Q: How much effort and budget is required to start? A: A basic program begins with inventory, policy updates, and MFA enforcement and can be started with existing tools and procurement processes. More advanced capabilities like session recording and PAM require investment but can be phased by risk tier.

Q: What if a vendor refuses contractual monitoring or log sharing? A: If a vendor refuses technical or contractual controls for high-risk access, escalate to procurement and consider a remediation plan or alternative vendors. For critical systems, do not permit unmonitored privileged access.

Q: Can we delegate vendor access controls to an MSSP or MDR? A: Yes. Managed providers can handle monitoring, alerting, and session capture. Ensure contracts clearly define responsibilities, access to logs, and escalation paths.
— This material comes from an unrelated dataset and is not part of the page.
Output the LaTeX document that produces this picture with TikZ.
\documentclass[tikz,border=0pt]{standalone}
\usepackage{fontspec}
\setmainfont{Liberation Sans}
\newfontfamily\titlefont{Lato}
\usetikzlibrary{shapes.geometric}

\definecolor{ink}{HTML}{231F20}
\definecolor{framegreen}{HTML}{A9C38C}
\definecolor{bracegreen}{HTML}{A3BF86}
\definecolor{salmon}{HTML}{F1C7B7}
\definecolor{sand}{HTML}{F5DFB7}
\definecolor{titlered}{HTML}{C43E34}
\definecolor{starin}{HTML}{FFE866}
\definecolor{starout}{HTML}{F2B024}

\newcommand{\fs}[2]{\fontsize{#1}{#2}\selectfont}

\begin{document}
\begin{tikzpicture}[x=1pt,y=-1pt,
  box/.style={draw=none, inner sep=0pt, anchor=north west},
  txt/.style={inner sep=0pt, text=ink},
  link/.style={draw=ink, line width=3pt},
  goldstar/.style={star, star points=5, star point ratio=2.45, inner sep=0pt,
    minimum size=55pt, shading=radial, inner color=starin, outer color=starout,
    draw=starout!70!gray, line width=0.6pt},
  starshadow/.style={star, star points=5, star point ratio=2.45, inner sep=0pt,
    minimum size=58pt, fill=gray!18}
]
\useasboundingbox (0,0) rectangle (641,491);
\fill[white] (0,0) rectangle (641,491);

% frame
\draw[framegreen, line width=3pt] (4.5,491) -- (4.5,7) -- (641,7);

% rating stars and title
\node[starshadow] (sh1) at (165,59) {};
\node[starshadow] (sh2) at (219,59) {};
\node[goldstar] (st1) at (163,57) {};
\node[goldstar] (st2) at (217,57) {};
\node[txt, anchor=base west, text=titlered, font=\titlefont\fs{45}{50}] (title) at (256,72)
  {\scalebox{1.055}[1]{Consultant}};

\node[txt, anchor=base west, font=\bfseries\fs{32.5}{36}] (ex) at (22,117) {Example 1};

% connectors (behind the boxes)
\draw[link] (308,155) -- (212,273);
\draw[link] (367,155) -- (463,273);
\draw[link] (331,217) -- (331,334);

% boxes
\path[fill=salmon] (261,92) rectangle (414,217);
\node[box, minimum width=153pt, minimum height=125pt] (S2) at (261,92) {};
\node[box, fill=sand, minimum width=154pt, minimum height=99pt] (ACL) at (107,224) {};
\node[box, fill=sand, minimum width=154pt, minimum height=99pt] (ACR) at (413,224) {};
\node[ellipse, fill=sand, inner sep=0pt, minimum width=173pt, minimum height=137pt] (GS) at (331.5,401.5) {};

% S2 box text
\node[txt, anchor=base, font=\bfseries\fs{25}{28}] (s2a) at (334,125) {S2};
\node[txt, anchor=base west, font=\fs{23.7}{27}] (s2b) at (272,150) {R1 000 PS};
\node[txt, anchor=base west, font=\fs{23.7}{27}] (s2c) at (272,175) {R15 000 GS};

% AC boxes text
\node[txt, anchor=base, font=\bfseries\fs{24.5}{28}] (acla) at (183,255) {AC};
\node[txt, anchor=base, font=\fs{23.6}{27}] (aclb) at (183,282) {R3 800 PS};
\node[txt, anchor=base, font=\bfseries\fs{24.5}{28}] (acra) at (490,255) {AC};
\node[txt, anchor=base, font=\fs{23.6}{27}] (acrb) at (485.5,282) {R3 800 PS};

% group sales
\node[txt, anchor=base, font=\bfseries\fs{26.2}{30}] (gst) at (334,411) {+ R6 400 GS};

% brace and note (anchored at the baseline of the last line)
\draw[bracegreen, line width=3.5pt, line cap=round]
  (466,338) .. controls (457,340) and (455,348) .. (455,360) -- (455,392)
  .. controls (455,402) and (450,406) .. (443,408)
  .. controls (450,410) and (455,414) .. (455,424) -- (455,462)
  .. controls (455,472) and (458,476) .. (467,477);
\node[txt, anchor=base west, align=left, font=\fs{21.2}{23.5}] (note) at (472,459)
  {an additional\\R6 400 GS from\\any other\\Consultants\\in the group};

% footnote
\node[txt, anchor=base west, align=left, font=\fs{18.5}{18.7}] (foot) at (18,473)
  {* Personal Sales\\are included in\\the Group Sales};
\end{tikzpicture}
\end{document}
Q: Which vendors should be prioritized? A: Start with vendors that have privileged access, access to sensitive data, remote access into critical systems, or access to backups. Prioritize based on business impact and likelihood of misuse.

Q: How do we prove compliance to auditors? A: Keep auditable records: an inventory of vendor accounts and access paths, signed contracts with security clauses, logs of session recordings, change tickets for JIT approvals, and periodic review records.